The reply illustrates Byron's remark that
"Scrope Davies is a wit, and a man of the world, and feels as much as such a character can do."
"My Dear George,—'Tis very unfortunate, but all my money is in the three per cents.
Yours,
S. Davies.
On May 17, "obliged," says Byron (Detached Thoughts), "by that affair of poor Meyler, who thence acquired the name of 'Dick the Dandykiller'—(it was about money and debt and all that)—to retire to France,"
Brummell took flight to Dover, and crossed to Calais. Watier's Club died a natural death, in 1819, from the ruin of most of its members.
Amongst Brummell's effects at Chesterfield Street was a screen which he was making for the Duchess of York. The sixth panel was occupied by Byron and Napoleon, placed opposite each other; the former, surrounded with flowers, had a wasp in his throat (Jesse's Life, vol. i. p. 361). At Calais Brummell bought a French grammar to study the language. When Scrope Davies was asked, says Byron (Detached Thoughts), "what progress Brummell had made in French, he responded 'that Brummell had been stopped, like Buonaparte in Russia, by the Elements.' I have put this pun into Beppo, which is 'a fair exchange and no robbery;' for Scrope made his fortune at several dinners (as he owned himself) by repeating occasionally as his own some of the buffooneries with which I had encountered him in the morning."

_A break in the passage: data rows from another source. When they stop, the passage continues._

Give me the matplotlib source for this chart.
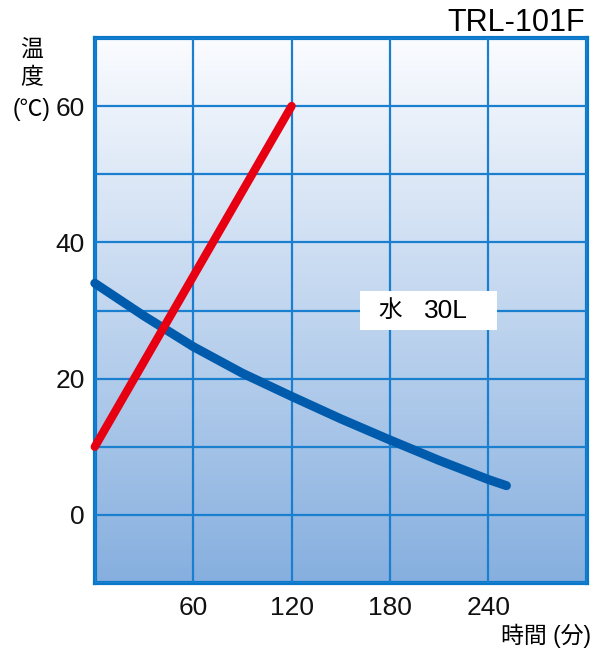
import numpy as np
import matplotlib
matplotlib.use("Agg")
import matplotlib.pyplot as plt
from matplotlib.colors import LinearSegmentedColormap
from matplotlib.patches import Rectangle

plt.rcParams['font.family'] = ['Liberation Sans', 'Noto Sans CJK JP', 'DejaVu Sans']

# data
heat_time = [0, 120]
heat_temp = [10, 60]

cool_time = [0, 30, 60, 90, 120, 150, 180, 210, 240, 251]
cool_temp = [34, 29.2, 24.7, 20.8, 17.4, 14.1, 11.0, 8.0, 5.2, 4.3]

x_ticks = [60, 120, 180, 240]
y_ticks = [0, 20, 40, 60]

fig = plt.figure(figsize=(6, 6.53), dpi=100)
ax = fig.add_axes([0.158, 0.107, 0.82, 0.835])

# background gradient
grad = LinearSegmentedColormap.from_list("bg", ["#86afdf", "#fbfcff"])
ax.imshow(np.linspace(0, 1, 256).reshape(-1, 1), cmap=grad, origin="lower",
          extent=[0, 300, -10, 70], aspect="auto", zorder=0)

ax.set_xlim(0, 300)
ax.set_ylim(-10, 70)
ax.set_xticks(np.arange(0, 301, 60))
ax.set_yticks(np.arange(-10, 71, 10))
ax.set_xticklabels(["" if v not in x_ticks else str(v) for v in range(0, 301, 60)])
ax.set_yticklabels(["" if v not in y_ticks else str(v) for v in range(-10, 71, 10)])
ax.grid(True, color="#1b7fcf", lw=1.6, zorder=1)
ax.set_axisbelow(False)
ax.tick_params(length=0, labelsize=19, colors="#111111")
ax.tick_params(axis="x", pad=9)
ax.tick_params(axis="y", pad=7)
for sp in ax.spines.values():
    sp.set_color("#0a78c8")
    sp.set_linewidth(3)

ax.plot(cool_time, cool_temp, color="#005bac", lw=6.5, solid_capstyle="round",
        solid_joinstyle="round", zorder=3, clip_on=False)
ax.plot(heat_time, heat_temp, color="#e60012", lw=6, solid_capstyle="round",
        zorder=4, clip_on=False)

# label box
ax.add_patch(Rectangle((162, 27.2), 83.5, 5.6, fc="white", ec="none", zorder=5))
ax.text(180, 29.9, "水", fontsize=17, ha="center", va="center", zorder=6)
ax.text(213.8, 29.9, "30L", fontsize=19, ha="center", va="center", zorder=6)

fig.text(0.975, 0.988, "TRL-101F", fontsize=22, ha="right", va="top")
fig.text(0.053, 0.94, "温\n度", fontsize=16.5, ha="center", va="top", linespacing=1.2)
fig.text(0.053, 0.832, "(℃)", fontsize=16.5, ha="center", va="center")
fig.text(0.985, 0.027, "時間 (分)", fontsize=16.5, ha="right", va="center")

fig.savefig("out.png", dpi=100)
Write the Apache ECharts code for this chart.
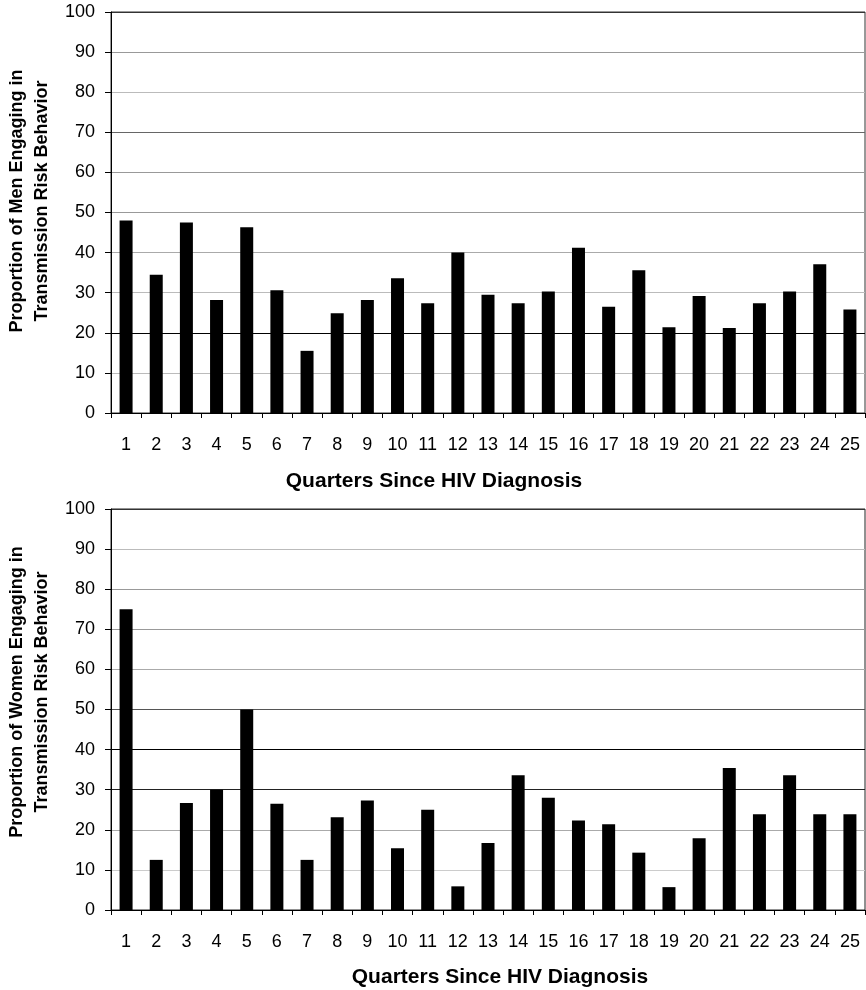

Brummell died, in 1840, at Caen, after making acquaintance with the inside of the debtor's prison in that town—imbecile, and in the asylum of the Bon Sauveur. He is buried in the Protestant cemetery of Caen. France has raised a more lasting monument to his fame in Barbey d'Aurevilly's Du Dandysme et de Georges Brummell (1845).
Footnote 3:
Henry James Pye (1745-1813) was, from 1790 to his death, poet laureate, in which post he succeeded Thomas Warton, and was followed by Southey. Mathias, in the Pursuits of Literature (Dialogue ii. lines 69, 70), says:
"With Spartan Pye lull England to repose,
Or frighten children with Lenora's woes;"
and again (ibid., lines 79, 80):
"Why should I faint when all with patience hear,
And laureat Pye sings more than twice a year?"
His birthday odes were so full of "vocal groves and feathered choirs," that George Steevens broke out with the lines:
"When the pie was opened," etc.
Pye's magnum opus was Alfred (1801), an epic poem in six books.
Footnote 4:
David Mallet, or Malloch (1705-1765), is best known for his ballad of William and Margaret, his unsubstantiated claim to the authorship of Rule, Britannia, and his edition of Bolingbroke's works. He was appointed, in 1742, under-secretary to Frederick, Prince of Wales.